Speaking of up in the air....there is nothing interesting about a guy who goes around firing people when thats the only exciting thing in their life. Even if the movie was just about that process done right, it could be interesting but its not even about firing people...it is about his relationships in his life. Anna kendrick has nothing epic about her. She belongs in TV movies not in epic movies.
Which is why I conceded the point about it being a period drama, but even so I don't think that alone is enough to make it a spectacle on par with the likes of Apocalypse Now. It'd be like comparing Darkest Hour to Dunkirk - they're both technically about the same thing, but can you really argue that one is as much of a spectacle as the other?

In any case, have you ever explained why that's not an interesting subject beyond just a general disdain for "everyday" stories? A job that involves having to come face-to-face with people in order to tell them that they're about to hit new low points in their life and deal with their highly emotional reactions in person sounds like a tough one, not an "exciting" one. It's clear that he attempts to maximise the efficiency of his traveling lifestyle as a means of compensating for that - if he's going to travel the country giving people bad news every single day, the least he can do is do it well (and that's part of why he has a side-gig giving seminars about how to live like him - in a way, it's kind of an inverse of Jordan Belfort teaching people to "sell me this pen"). Anna Kendrick doesn't need to be "epic" in this movie - nobody does.
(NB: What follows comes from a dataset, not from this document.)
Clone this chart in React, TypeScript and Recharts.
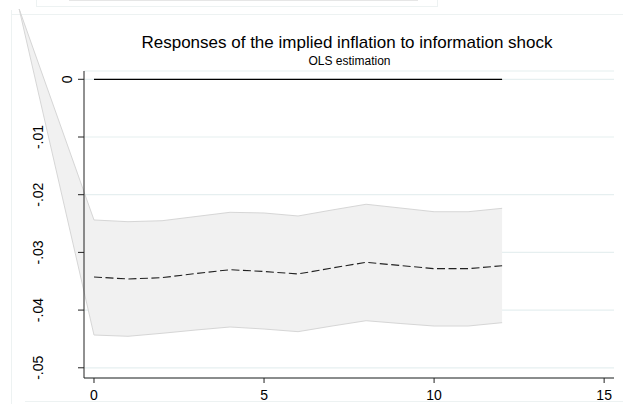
import React from 'react';
import { ComposedChart, Area, Line, XAxis, YAxis, CartesianGrid } from 'recharts';

// horizon steps; the first row is the stray apex of the band that sits off the plot
const steps = [-2.2, 0, 1, 2, 3, 4, 5, 6, 7, 8, 9, 10, 11, 12];
const estimate = [null, -0.03426, -0.03461, -0.03438, -0.03366, -0.033, -0.03331, -0.03374, -0.0327, -0.03172, -0.03227, -0.03282, -0.03282, -0.03231];
const upper = [0.01218, -0.02438, -0.02468, -0.02451, -0.02378, -0.02305, -0.02317, -0.02369, -0.02265, -0.02166, -0.0223, -0.02295, -0.02295, -0.02236];
const lower = [0.01218, -0.04432, -0.04454, -0.04402, -0.04345, -0.04293, -0.04328, -0.04374, -0.04276, -0.04184, -0.04232, -0.04276, -0.04276, -0.04218];
const xTicks = [0, 5, 10, 15];
const yTicks = [0, -0.01, -0.02, -0.03, -0.04, -0.05];

const data = steps.map((s, i) => ({
  step: s,
  band: [lower[i], upper[i]],
  est: estimate[i],
  zero: estimate[i] === null ? null : 0,
}));

const FONT = '"Liberation Sans", Arial, Helvetica, sans-serif';

const fmtY = (v: number) => (v === 0 ? '0' : v.toFixed(2).replace('0.', '.'));

const YTick = (props: any) => {
  const { x, y, payload } = props;
  const label = fmtY(payload.value);
  const bx = x - (label.length - 1) * 9.6;
  return (
    <text x={bx} y={y} transform={`rotate(-90 ${bx} ${y})`} textAnchor="middle" fontSize={14} fill="#000" fontFamily={FONT}>
      {label}
    </text>
  );
};

const faint = '#edf2f2';

export default function App() {
  return (
    <div style={{ position: 'absolute', left: 0, top: 0, width: 623, height: 404, background: '#fff', overflow: 'hidden', fontFamily: FONT }}>
      <style>{`.band-area [clip-path] { clip-path: none !important; }`}</style>
      {/* faint frame edges of the surrounding graph region */}
      <div style={{ position: 'absolute', left: 36, top: -1, width: 400, height: 6, border: `1px solid ${faint}` }} />
      <div style={{ position: 'absolute', left: 69, top: 0, width: 349, height: 1, background: '#e6e6e6' }} />
      <div style={{ position: 'absolute', left: 11, top: 10, width: 1, height: 394, background: faint }} />
      <div style={{ position: 'absolute', left: 11, top: 14, width: 612, height: 1, background: faint }} />
      <div style={{ position: 'absolute', left: 25, top: 401, width: 598, height: 1, background: faint }} />

      <div style={{ position: 'absolute', left: 84, top: 33.5, width: 526, textAlign: 'center', fontSize: 17, lineHeight: '17px', color: '#000' }}>
        Responses of the implied inflation to information shock
      </div>
      <div style={{ position: 'absolute', left: 84, top: 55, width: 531, textAlign: 'center', fontSize: 12, lineHeight: '12px', color: '#000' }}>
        OLS estimation
      </div>

      <div style={{ position: 'absolute', left: 0, top: 0 }}>
        <ComposedChart width={623} height={404} data={data} margin={{ top: 71, right: 9, left: 24, bottom: 6 }}>
          <CartesianGrid horizontal vertical={false} stroke="#e6eff0" strokeWidth={1.2} />
          <XAxis
            dataKey="step"
            type="number"
            domain={[-0.294, 15.29]}
            allowDataOverflow
            ticks={xTicks}
            height={20}
            tickSize={5}
            tickMargin={7}
            stroke="#222"
            tick={{ fontSize: 14, fill: '#000', fontFamily: FONT }}
          />
          <YAxis
            type="number"
            domain={[-0.05177, 0.00144]}
            allowDataOverflow
            ticks={yTicks}
            width={60}
            tickSize={6}
            tickMargin={6}
            stroke="#222"
            tick={<YTick />}
          />
          <Area
            className="band-area"
            dataKey="band"
            type="linear"
            fill="#f1f1f1"
            fillOpacity={1}
            stroke="#d6d6d6"
            strokeWidth={1}
            isAnimationActive={false}
            dot={false}
            activeDot={false}
          />
          <Line dataKey="zero" type="linear" stroke="#000" strokeWidth={1.3} dot={false} activeDot={false} isAnimationActive={false} />
          <Line dataKey="est" type="linear" stroke="#222" strokeWidth={1.1} strokeDasharray="8 3.5" dot={false} activeDot={false} isAnimationActive={false} />
        </ComposedChart>
      </div>
    </div>
  );
}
She needs to be the counter-point to Clooney who pushes back against him seemingly having all the answers worked out, but they are both proved wrong in one way or another - she can't do the job using her new method involving video calls and his complacency over the job

WARNING: "Up in the AIr" spoilers below
leads to him shrugging off a woman threatening to commit suicide only to find out later on that she really did commit suicide.


Of course the movie's going to be about his relationships - as much as he might think otherwise, he can't exist in a vacuum and his single-serving lifestyle might just be a way of shielding himself too much from life itself. That's what sticks about this movie. So many other films have had scale and spectacle to spare, but they've ended up being the cinematic equivalent of empty calories next to something this down-to-earth.



I always found being impressed by scale and scope to make a lot more sense when those things were genuinely difficult to create: when filmmakers had to actually build and blow up huge sets, for example. CGI means anyone can inject hollow "scale" into anything, though.